> [Work required]: Each line from the top of the listing through the one holding "0.378, 0.372, 0.365]" should be restated word for word, with nothing added and no pictures.

> [Recorded information]:

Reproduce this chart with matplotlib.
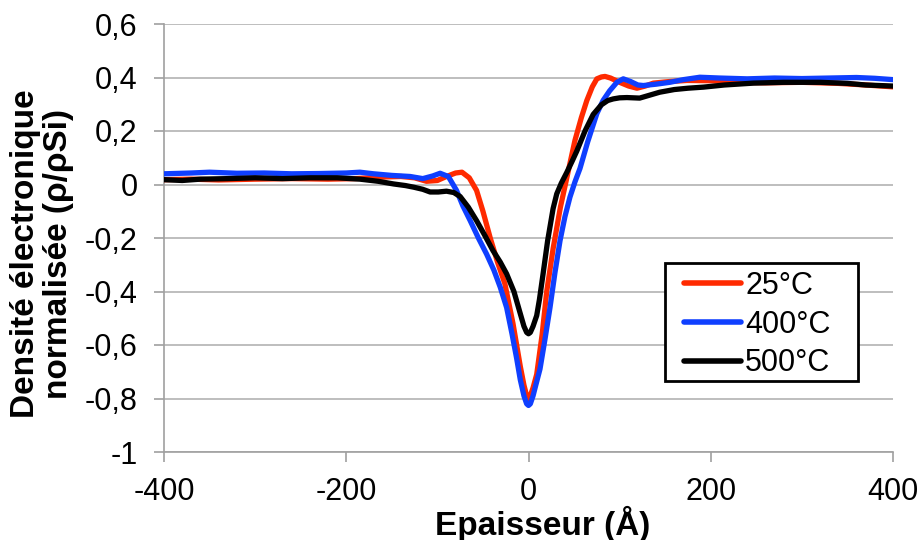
import matplotlib
matplotlib.use("Agg")
import matplotlib.pyplot as plt
from matplotlib.patches import Rectangle
import numpy as np

plt.rcParams['font.family'] = ['Liberation Sans', 'DejaVu Sans']

# --- data ---
x_25 = [-400, -370, -340, -300, -260, -220, -190, -160, -140, -125, -112, -100, -90, -80, -73,
        -65, -57, -50, -42, -34, -26, -17, -9, -5, -2, 0, 2, 5, 9, 15, 20, 27, 35, 43, 51, 58, 64,
        70, 75, 80, 84, 90, 100, 110, 119, 128, 137, 155, 174, 200, 230, 260, 300, 340, 370, 400]
y_25 = [0.018, 0.020, 0.017, 0.020, 0.022, 0.020, 0.022, 0.028, 0.030, 0.025, 0.012, 0.015, 0.030, 0.043, 0.046,
        0.025, -0.022, -0.10, -0.20, -0.29, -0.37, -0.52, -0.68, -0.75, -0.79, -0.80, -0.79, -0.76, -0.71, -0.56, -0.40, -0.24, -0.085, 0.04, 0.165, 0.25, 0.314,
        0.365, 0.395, 0.402, 0.404, 0.398, 0.382, 0.368, 0.360, 0.368, 0.379, 0.385, 0.389, 0.388, 0.382, 0.380, 0.382, 0.378, 0.372, 0.365]

x_400 = [-400, -370, -350, -320, -290, -260, -230, -200, -185, -170, -150, -130, -116, -105, -97,
         -88, -79, -72, -64, -55, -46, -38, -31, -24, -18, -13, -9, -5, -2, 0, 2, 5, 8, 12.6, 18, 23.6, 29, 34.6,
         40, 45.5, 51, 56.5, 65, 75, 82, 89, 97, 104, 112, 120, 126, 140, 155, 170, 188, 210,
         240, 270, 300, 330, 360, 380, 400]
y_400 = [0.040, 0.043, 0.046, 0.042, 0.043, 0.040, 0.041, 0.043, 0.046, 0.040, 0.034, 0.030, 0.022, 0.032, 0.042,
         0.030, -0.022, -0.08, -0.135, -0.20, -0.26, -0.32, -0.384, -0.46, -0.56, -0.65, -0.73, -0.79, -0.82, -0.826, -0.82, -0.79, -0.75, -0.69, -0.58, -0.46, -0.33, -0.21,
         -0.12, -0.047, 0.01, 0.06, 0.16, 0.265, 0.315, 0.35, 0.382, 0.395, 0.385, 0.372, 0.370, 0.375, 0.382, 0.392, 0.401, 0.398,
         0.395, 0.398, 0.396, 0.398, 0.400, 0.397, 0.392]

x_500 = [-400, -380, -360, -330, -300, -270, -240, -210, -185, -165, -148, -135, -126, -116, -108,
         -99, -90, -82, -75, -66, -57, -48, -39, -31, -24, -16, -9, -5, -2, 0, 2, 5, 9, 12, 16, 21, 27, 31,
         36, 42, 48, 53, 62, 71, 80, 87, 93, 100, 108, 115, 122, 132, 144, 160, 175, 192, 215, 247,
         280, 320, 350, 370, 385, 400]
y_500 = [0.018, 0.015, 0.020, 0.022, 0.025, 0.022, 0.025, 0.025, 0.020, 0.012, 0.002, -0.004, -0.010, -0.018, -0.028,
         -0.028, -0.025, -0.030, -0.045, -0.085, -0.135, -0.19, -0.247, -0.29, -0.334, -0.40, -0.483, -0.53, -0.553, -0.558, -0.553, -0.53, -0.49, -0.43, -0.334, -0.21, -0.09, -0.035,
         0.005, 0.045, 0.088, 0.125, 0.20, 0.262, 0.298, 0.314, 0.320, 0.324, 0.325, 0.324, 0.323, 0.333, 0.345, 0.355, 0.360, 0.364, 0.372, 0.379,
         0.382, 0.382, 0.378, 0.372, 0.370, 0.368]

labels = ['25°C', '400°C', '500°C']
colors = ['#ff2a00', '#0f3fff', '#000000']

xticks = [-400, -200, 0, 200, 400]
xtick_labels = ['-400', '-200', '0', '200', '400']
yticks = [-1.0, -0.8, -0.6, -0.4, -0.2, 0.0, 0.2, 0.4, 0.6]
ytick_labels = ['-1', '-0,8', '-0,6', '-0,4', '-0,2', '0', '0,2', '0,4', '0,6']

fig = plt.figure(figsize=(9.22, 5.40), dpi=100)
ax = fig.add_axes([164/922, 1-452/540, (893-164)/922, (452-24)/540])

for xs, ys, lab, c in zip([x_25, x_400, x_500], [y_25, y_400, y_500], labels, colors):
    ax.plot(xs, ys, color=c, lw=3.8, label=lab, solid_capstyle='round', solid_joinstyle='round', zorder=3)

ax.set_xlim(-400, 400)
ax.set_ylim(-1.0, 0.6)
ax.set_xticks(xticks)
ax.set_xticklabels(xtick_labels)
ax.set_yticks(yticks)
ax.set_yticklabels(ytick_labels)
ax.yaxis.grid(True, color='#b3b3b3', lw=1.2, zorder=0)
ax.set_axisbelow(True)
for s in ['top', 'right']:
    ax.spines[s].set_visible(False)
for s in ['left', 'bottom']:
    ax.spines[s].set_color('#a0a0a0')
    ax.spines[s].set_linewidth(1.2)
ax.tick_params(axis='both', direction='out', length=7, width=1.2, color='#a0a0a0',
               labelsize=22, labelcolor='black')
ax.tick_params(axis='x', pad=11)
ax.tick_params(axis='y', pad=12)

ax.set_xlabel('Epaisseur (Å)', fontsize=24, fontweight='bold')
ax.xaxis.set_label_coords(0.52, -0.125)
ax.set_ylabel('Densité électronique\nnormalisée (ρ/ρSi)', fontsize=24, fontweight='bold',
              linespacing=1.05)
ax.yaxis.set_label_coords(-0.124, 0.463)

# legend frame drawn as a rectangle in figure pixels
frame = Rectangle((665/922, 1-381/540), (858-665)/922, (381-263)/540,
                  transform=fig.transFigure, fill=True, facecolor='white',
                  edgecolor='black', lw=2.0, zorder=5, clip_on=False)
ax.add_artist(frame)
leg = ax.legend(loc='upper left', bbox_to_anchor=(678/922, 1-265/540), bbox_transform=fig.transFigure,
                fontsize=22, frameon=False, handlelength=1.85, handletextpad=0.15,
                borderpad=0.2, labelspacing=0.28, borderaxespad=0)
leg.set_zorder(6)
for h in leg.get_lines():
    h.set_linewidth(4.0)

fig.savefig('out.png', dpi=100)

> [Answer]:
Reproduce this chart with matplotlib.
import matplotlib
matplotlib.use("Agg")
import matplotlib.pyplot as plt
from matplotlib.patches import Rectangle
import numpy as np

plt.rcParams['font.family'] = ['Liberation Sans', 'DejaVu Sans']

# --- data ---
x_25 = [-400, -370, -340, -300, -260, -220, -190, -160, -140, -125, -112, -100, -90, -80, -73,
        -65, -57, -50, -42, -34, -26, -17, -9, -5, -2, 0, 2, 5, 9, 15, 20, 27, 35, 43, 51, 58, 64,
        70, 75, 80, 84, 90, 100, 110, 119, 128, 137, 155, 174, 200, 230, 260, 300, 340, 370, 400]
y_25 = [0.018, 0.020, 0.017, 0.020, 0.022, 0.020, 0.022, 0.028, 0.030, 0.025, 0.012, 0.015, 0.030, 0.043, 0.046,
        0.025, -0.022, -0.10, -0.20, -0.29, -0.37, -0.52, -0.68, -0.75, -0.79, -0.80, -0.79, -0.76, -0.71, -0.56, -0.40, -0.24, -0.085, 0.04, 0.165, 0.25, 0.314,
        0.365, 0.395, 0.402, 0.404, 0.398, 0.382, 0.368, 0.360, 0.368, 0.379, 0.385, 0.389, 0.388, 0.382, 0.380, 0.382, 0.378, 0.372, 0.365]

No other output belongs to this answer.